В конце 1942 года над домом Шоу нависла угроза: чуть было не мобилизовали прислугу. Шоу «построил целую батарею из цифр», чтобы доказать властям государственное значение своей деятельности: «Моя подпись на контрактах принесла Лондону более полутора миллионов долларов». Он терпел убытки и был занят сверхурочным трудом, лишь бы добыть деньги на покрытие национального долга Америке!
Все же главной его заботой оставалось здоровье жены: «Как заставить Шарлотту успокоиться? Беда, что я несведущ в христианской науке врачевания. Жестоко говорить ей, что нам осталось жить, может быть, несколько месяцев и не все ли равно, как мы их протянем? Ну, замерзнем мы, ну, умрем с голоду… Мы свое отжили, пора и честь знать! Разве думать так не жизнерадостно? Только ведь она решит, что меня не трогают ее страдания».
К концу жизни у Шоу вошло в привычку повторять в беседе с одним знакомым то, что он уже написал в письме другому. Например, приведенные выше слова я обнаружил почти без изменений в письме Шоу к леди Астор, которое она мне показала.
Шарлотта становилась все требовательнее. Его день теперь почти целиком зависел от ее самочувствия. В восемь он был уже на ногах и, одевшись, садился к ее постели поговорить. После завтрака работал, а потом обедал с нею вместе. После обеда ложился вздремнуть. «Она всегда взбивает мне подушки — по крайней мере, ей так кажется», — кляузничал он мне. Чай снова пили вдвоем, и он отправлялся погулять, но «должен был пораньше вернуться к ужину, — тогда она видела, что я цел и невредим». За ужином, а потом в гостиной они разговаривали. Ее память и слух заметно сдавали. Многое он был вынужден громко трубить ей по нескольку раз и на следующий день возвращаться к тому, о чем рассказывал накануне. Она отправлялась в постель, а он слушал радио или читал на сон грядущий — до половины одиннадцатого или до одиннадцати.
В конце августа 1943 года у нее начались галлюцинации. Это лето они проводили в Лондоне. Ей казалось, что в ее спальню кто-то забрался и нужно передать домовладельцу, «чтобы он их выдворил». Последующие события я изложу со слов старой приятельницы семьи Шоу Элеоноры О’Коннел, которой довелось услышать от Шоу немало признаний. Она все запоминала до мелочей, а для меня специально записывала.

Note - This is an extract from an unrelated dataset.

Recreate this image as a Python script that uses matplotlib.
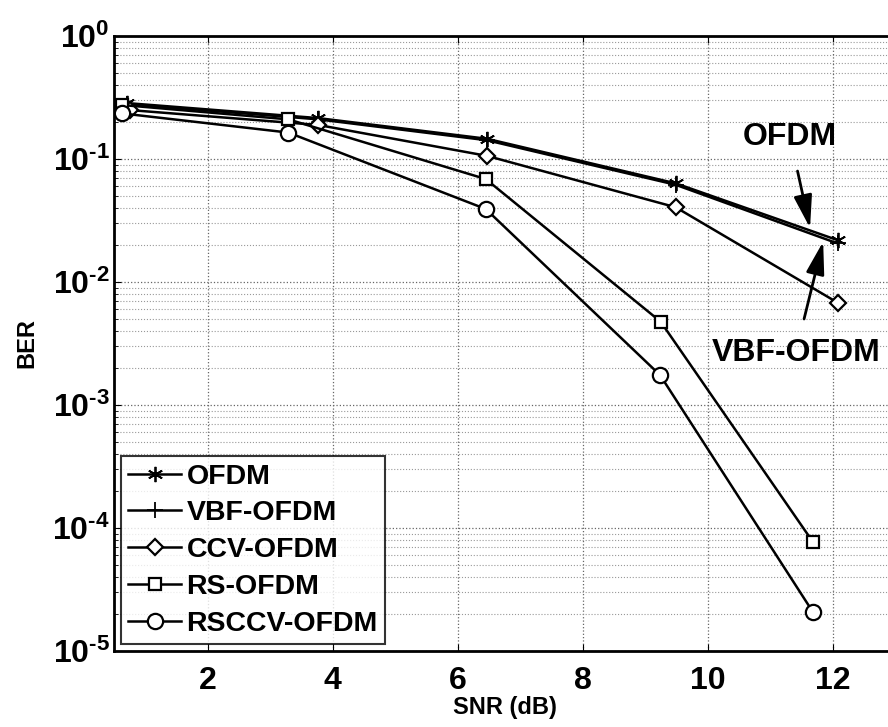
import numpy as np
import matplotlib
matplotlib.use("Agg")
import matplotlib.pyplot as plt
from matplotlib.ticker import LogLocator, NullFormatter

plt.rcParams['font.family'] = ['Liberation Sans', 'DejaVu Sans']
plt.rcParams['font.weight'] = 'bold'
plt.rcParams['mathtext.fontset'] = 'custom'
plt.rcParams['mathtext.rm'] = 'Liberation Sans:bold'
plt.rcParams['mathtext.bf'] = 'Liberation Sans:bold'
plt.rcParams['mathtext.default'] = 'bf'

# data
snr_ofdm = [0.7, 3.77, 6.47, 9.49, 12.08]
ber_ofdm = [0.285, 0.215, 0.146, 0.0634, 0.0219]
snr_vbf = [0.7, 3.77, 6.47, 9.49, 12.08]
ber_vbf = [0.28, 0.21, 0.142, 0.0617, 0.0206]
snr_ccv = [0.75, 3.77, 6.47, 9.49, 12.08]
ber_ccv = [0.25, 0.189, 0.106, 0.0405, 0.0068]
snr_rs = [0.62, 3.29, 6.45, 9.25, 11.69]
ber_rs = [0.275, 0.21, 0.0687, 0.00475, 7.65e-5]
snr_rsccv = [0.62, 3.29, 6.45, 9.24, 11.69]
ber_rsccv = [0.235, 0.164, 0.0392, 0.00175, 2.06e-5]

xticks = [2, 4, 6, 8, 10, 12]
yticks = [1e-5, 1e-4, 1e-3, 1e-2, 1e-1, 1e0]
yticklabels = [r'$10^{\text{-5}}$', r'$10^{\text{-4}}$', r'$10^{\text{-3}}$',
               r'$10^{\text{-2}}$', r'$10^{\text{-1}}$', r'$10^{0}$']

fig = plt.figure(figsize=(8.88, 7.27), dpi=100)
ax = fig.add_axes([0.1284, 0.1045, 0.8795, 0.846])

lw = 1.8
ax.semilogy(snr_ofdm, ber_ofdm, color='k', lw=lw, marker=(6, 2, 0), ms=11, mew=1.3, label='OFDM')
ax.semilogy(snr_vbf, ber_vbf, color='k', lw=lw, marker='+', ms=11, mew=1.3, label='VBF-OFDM')
ax.semilogy(snr_ccv, ber_ccv, color='k', lw=lw, marker='D', ms=8, mew=1.6, mfc='white', label='CCV-OFDM')
ax.semilogy(snr_rs, ber_rs, color='k', lw=lw, marker='s', ms=9, mew=1.6, mfc='white', label='RS-OFDM')
ax.semilogy(snr_rsccv, ber_rsccv, color='k', lw=lw, marker='o', ms=11, mew=1.6, mfc='white', label='RSCCV-OFDM')

ax.set_xlim(0.5, 13)
ax.set_ylim(1e-5, 1)
ax.set_xticks(xticks)
ax.set_yticks(yticks)
ax.set_yticklabels(yticklabels)
ax.yaxis.set_minor_locator(LogLocator(base=10, subs=np.arange(2, 10), numticks=20))
ax.yaxis.set_minor_formatter(NullFormatter())

ax.grid(True, which='major', color='#666666', linestyle=':', linewidth=0.9)
ax.grid(True, which='minor', axis='y', color='#999999', linestyle=':', linewidth=0.8)
ax.tick_params(which='both', direction='in', top=True, right=True)
ax.tick_params(which='major', length=5, labelsize=23, pad=3)
ax.tick_params(axis='x', pad=11)
ax.tick_params(which='minor', length=3)
for s in ax.spines.values():
    s.set_linewidth(2)

ax.set_xlabel('SNR (dB)', fontsize=17, fontweight='bold', labelpad=0)
ax.set_ylabel('BER', fontsize=17, fontweight='bold', labelpad=10)

arrow = dict(arrowstyle='-|>,head_length=1.0,head_width=0.28', color='k', lw=2,
             mutation_scale=20, shrinkA=12, shrinkB=0)
ax.annotate('OFDM', xy=(11.64, 0.0275), xytext=(11.32, 0.151), fontsize=23, fontweight='bold',
            ha='center', va='center', arrowprops=arrow)
ax.annotate('VBF-OFDM', xy=(11.85, 0.0213), xytext=(11.41, 0.00265), fontsize=23, fontweight='bold',
            ha='center', va='center', arrowprops=arrow)

leg = ax.legend(loc='lower left', fontsize=20.5, frameon=True, fancybox=False, edgecolor='k',
                handlelength=1.85, handletextpad=0.2, labelspacing=0.38, borderpad=0.25,
                borderaxespad=0.25)
leg.get_frame().set_linewidth(1.5)

fig.savefig('out.png', dpi=100)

В тот день Джи-Би-Эс выглядел таким же жизнерадостным, как обычно. Тотчас по приезде к О'Коннел он занялся с Джоном Уордропом каким-то вопросом авторского права. Внезапно он спросил:
— Вы или вы, Элеонора, — не замечаете за мной сегодня ничего нового?
— Новые ботинки? — попытался угадать Уордроп.
— Нет, что вы, им уж, слава богу, лет десять. И на мне вообще нет ничего новее… Я спросил, не заметили ли вы во мне какой-нибудь перемены, потому что сегодня ночью, в половине третьего, я овдовел.
Взволнованные собеседники молчали. Он продолжал: «В пятницу я заметил в Шарлотте перемену. Казалось, тревоги оставили ее. Морщины на лбу разгладились. Боль утихла. После ужина, как обычно, я проводил ее в гостиную. И тут она меня огорошила: «Где ты пропадаешь? Я тебя уже два дня не вижу». Я ответил, что ходил рядом, как привязанный, и она улыбнулась — точь-в-точь, как улыбалась в молодости. Я взглянул на нее и увидел ее такой, какой я ее узнал впервые. И я сказал ей, что к ней вернулась красота, а болезнь уходит. Мы поговорили еще немного. Я очень плохо ее слышал: она говорила бессвязно и понять ее можно было только изредка. Потом она сказала, что ей пора наверх и попросила проводить ее. Я понял: ей кажется, будто мы в Эйоте. В нашей квартире некуда было идти наверх, но я промолчал, и мы направились в ее спальню.